Comment by Tom Sweeney on March 31, 2009 at 3:55pm
I think the job of a recruiter is also to screen people out based on personality and protect the client from a negative experience with a consultant. If you are representing candidates with poor attitudes it will eventually become visible to the client and you are no better off then you were before you started your search.

Just a thought...

Tom
- http://sweens.wordpress.com
Comment by Dan Nuroo on March 31, 2009 at 6:16pm
I've always found it interesting, as I sit here in my in-house Recruiting guise, to see how people react differently to me, when they figure out that I am not an Agency Recruiter. The arrogance disappears a lot, a look of shock and horror comes on their face and they tend to get into their Sycophant costume. (Ok by the time they figure that out the moment is normally lost for them, as their obvious lack of research or interest in a role almost rules them out of my consideration).

However, always lived by the idea, if someone is rude and disrespectful to me, the odds are they will be to someone else, whether that be a client of mine, a boss or a peer. Disrespectful people do not get very far in my process. (Yes, even if they are rainmakers!)
Comment by See_Jane_Recruit on April 1, 2009 at 9:35am
Well, let's be real for a second. Just because I don't like someone or they don't like me doesn't mean they're not a good employee. Jerks need jobs too. Also, in my personal life I know some extremely successful toolbags, so yes, even toolbags can be successful. To refuse to work with someone based on a personality conflict is immature and I'm looking to grow as a professional--and that was the real crux of the blog. The point was that the reality of recruiting is nothing close to my ideals of the profession, hence the catcher in the rye allusion. It's a struggle between wanting things to be closer to my ideals but coming to terms with reality. Yet and still I do not want to concede to reality. The youthful, idealistic part of me says to keep the fight alive and it squirms uncomfortably when I lose ground like this. Am I being a smart professional or a sheep and am I comfortable with being a sheep?
Comment by Dan Nuroo on April 1, 2009 at 10:01am
Immaturity or Reality? Probably depends on the reason you think the person is displaying jerkish tendancies. As the recruiter are you not responsible for being the cultural gatekeeper of an organisation. Culture is an essential ingredient to any organisation, and bringing people whom you knowingly classify as jerks into the organisation surely could not be seen as adding value to a client? I will discuss people with my Stakeholders, and share with them my concerns with people, and hey if my CEO still wants to go ahead, then fine.. as long as I give him all the information... I'm sure you could swap CEO with the term hiring manager. (I sure get judged on the quality of hire, which not only takes into consideration, if they are successful in their role, ie closing deals as a sales person, but cultural and company fit as well. If someone is a gun sales person, yet does not represent my company in the right light, we will get rid of them.. no question!)

However as an in house recruiter I am looking at this from a different angle.

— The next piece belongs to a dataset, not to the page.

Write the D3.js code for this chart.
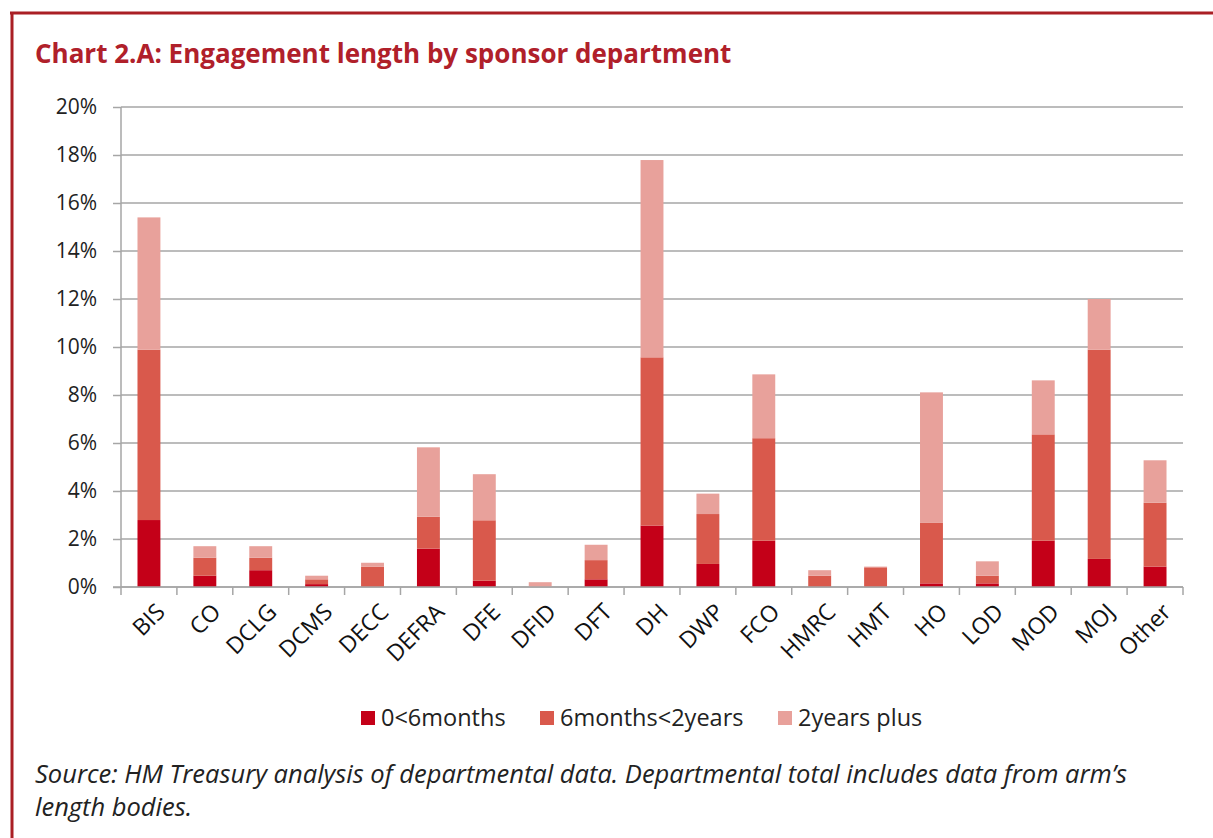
<!DOCTYPE html>
<html>
<head>
<meta charset="utf-8">
<script src="https://d3js.org/d3.v7.min.js"></script>
<style>
  body { margin: 0; background: #fff; }
  svg { display: block; font-family: "Open Sans", "Noto Sans", sans-serif; }
</style>
</head>
<body>
<div id="chart"></div>
<script>
// data (percent of total)
var departments = ["BIS", "CO", "DCLG", "DCMS", "DECC", "DEFRA", "DFE", "DFID", "DFT", "DH",
  "DWP", "FCO", "HMRC", "HMT", "HO", "LOD", "MOD", "MOJ", "Other"];
var under6months = [2.79, 0.47, 0.70, 0.12, 0.00, 1.60, 0.26, 0.00, 0.32, 2.56,
  0.96, 1.93, 0.00, 0.00, 0.15, 0.15, 1.93, 1.17, 0.85];
var sixMonthsTo2Years = [7.10, 0.75, 0.52, 0.20, 0.85, 1.33, 2.52, 0.00, 0.80, 7.01,
  2.08, 4.27, 0.47, 0.82, 2.52, 0.32, 4.43, 8.72, 2.66];
var twoYearsPlus = [5.51, 0.48, 0.48, 0.15, 0.16, 2.89, 1.92, 0.20, 0.64, 8.22,
  0.85, 2.66, 0.23, 0.03, 5.44, 0.60, 2.25, 2.11, 1.77];
var seriesNames = ["0<6months", "6months<2years", "2years plus"];
var yTicks = [0, 2, 4, 6, 8, 10, 12, 14, 16, 18, 20];

var width = 1213, height = 838;
var colors = ["#C40018", "#D9594C", "#E8A19B"];
var red = "#B0202A";
var font = "'Open Sans', 'Noto Sans', sans-serif";

var svg = d3.select("#chart").append("svg")
  .attr("width", width)
  .attr("height", height);

// frame (top and left red border)
svg.append("line")
  .attr("x1", 10).attr("x2", width).attr("y1", 13).attr("y2", 13)
  .style("stroke", "#AA1F24").style("stroke-width", 3);
svg.append("line")
  .attr("x1", 12).attr("x2", 12).attr("y1", 12).attr("y2", height)
  .style("stroke", "#AA1F24").style("stroke-width", 3);

// title
svg.append("text")
  .attr("x", 35)
  .attr("y", 63)
  .style("font-size", "26px")
  .style("font-weight", "bold")
  .style("fill", red)
  .text("Chart 2.A: Engagement length by sponsor department");

var margin = {top: 107, left: 121, right: 30, bottom: 251};

var x = d3.scaleBand()
  .domain(departments)
  .range([margin.left, width - margin.right])
  .paddingInner(0.59)
  .paddingOuter(0.295);

var y = d3.scaleLinear()
  .domain([0, 20])
  .range([height - margin.bottom, margin.top]);

// gridlines
svg.append("g").selectAll("line").data(yTicks)
  .enter().append("line")
  .attr("x1", margin.left)
  .attr("x2", width - margin.right)
  .attr("y1", function(d) { return y(d); })
  .attr("y2", function(d) { return y(d); })
  .style("stroke", "#A6A6A6")
  .style("stroke-width", 1.5);

// stack the three series
var table = departments.map(function(d, i) {
  var row = {dept: d};
  row[seriesNames[0]] = under6months[i];
  row[seriesNames[1]] = sixMonthsTo2Years[i];
  row[seriesNames[2]] = twoYearsPlus[i];
  return row;
});
var stack = d3.stack().keys(seriesNames);
var stacked = stack(table);

svg.append("g").selectAll("g")
  .data(stacked)
  .enter().append("g")
  .style("fill", function(d, i) { return colors[i]; })
  .selectAll("rect")
  .data(function(d) { return d; })
  .enter().append("rect")
  .attr("x", function(d) { return x(d.data.dept); })
  .attr("y", function(d) { return y(d[1]); })
  .attr("width", x.bandwidth())
  .attr("height", function(d) { return y(d[0]) - y(d[1]); });

// y axis
var yAxis = d3.axisLeft(y)
  .tickValues(yTicks)
  .tickSize(8)
  .tickFormat(function(d) { return d + "%"; });
var gy = svg.append("g")
  .attr("transform", "translate(" + margin.left + ",0)")
  .call(yAxis);
gy.select(".domain").style("stroke", "#A6A6A6").style("stroke-width", 1.5)
  .attr("d", "M0," + y(0) + "V" + y(20));
gy.selectAll(".tick line").style("stroke", "#A6A6A6").style("stroke-width", 1.5);
gy.selectAll(".tick text")
  .attr("x", -24)
  .style("font-family", font)
  .style("font-size", "21px")
  .style("fill", "#222");

// x axis: ticks between categories
var step = x.step();
var xBase = height - margin.bottom;
var gx = svg.append("g");
gx.append("line")
  .attr("x1", margin.left - 8).attr("x2", width - margin.right)
  .attr("y1", xBase).attr("y2", xBase)
  .style("stroke", "#A6A6A6").style("stroke-width", 1.5);
gx.selectAll("line.tk").data(d3.range(departments.length + 1))
  .enter().append("line")
  .attr("class", "tk")
  .attr("x1", function(i) { return margin.left + i * step; })
  .attr("x2", function(i) { return margin.left + i * step; })
  .attr("y1", xBase)
  .attr("y2", xBase + 8)
  .style("stroke", "#A6A6A6").style("stroke-width", 1.5);
gx.selectAll("text").data(departments)
  .enter().append("text")
  .attr("transform", function(d) {
    return "translate(" + (x(d) + x.bandwidth() / 2 + 6) + "," + (xBase + 15) + ") rotate(-45)";
  })
  .attr("text-anchor", "end")
  .attr("dy", "0.7em")
  .style("font-size", "23px")
  .style("fill", "#111")
  .text(function(d) { return d; });

// legend
var legendX = [361, 540, 778];
var legend = svg.append("g").selectAll("g").data(seriesNames)
  .enter().append("g")
  .attr("transform", function(d, i) { return "translate(" + legendX[i] + ",711)"; });
legend.append("rect")
  .attr("width", 14).attr("height", 14)
  .style("fill", function(d, i) { return colors[i]; });
legend.append("text")
  .attr("x", 20)
  .attr("y", 15)
  .style("font-size", "23.5px")
  .style("fill", "#222")
  .text(function(d) { return d; });

// source note
var note = svg.append("text")
  .attr("x", 35)
  .style("font-size", "25.5px")
  .style("font-style", "italic")
  .style("fill", "#222");
note.append("tspan").attr("x", 35).attr("y", 783)
  .text("Source: HM Treasury analysis of departmental data. Departmental total includes data from arm’s");
note.append("tspan").attr("x", 35).attr("y", 816)
  .text("length bodies.");
</script>
</body>
</html>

"the reality of recruiting is nothing close to my ideals of the profession, hence the catcher in the rye allusion"
My reality of the profession is always and has always been defined as to how I build my perception! (I have taken that through many stages now too)

Of course jerks do well in places, and need jobs, that's great and true, but I want people who represent me and my company to be seen in the outer market as being a jerk? nope, not on my watch.

Steve, where is that other post you promised?
Comment by See_Jane_Recruit on April 1, 2009 at 10:08am
Ok, Dan, so I have a candidate (hypothetically) I don't particularly like. I find his attitude abrasive and he did not get off on a good foot with me but I am at the offer stage with him and a client of mine. My client likes him a lot, has no complaints, is interested in hiring him and you are suggesting I tell my client that I think he's kind of a dick and create a problem where there otherwise is none?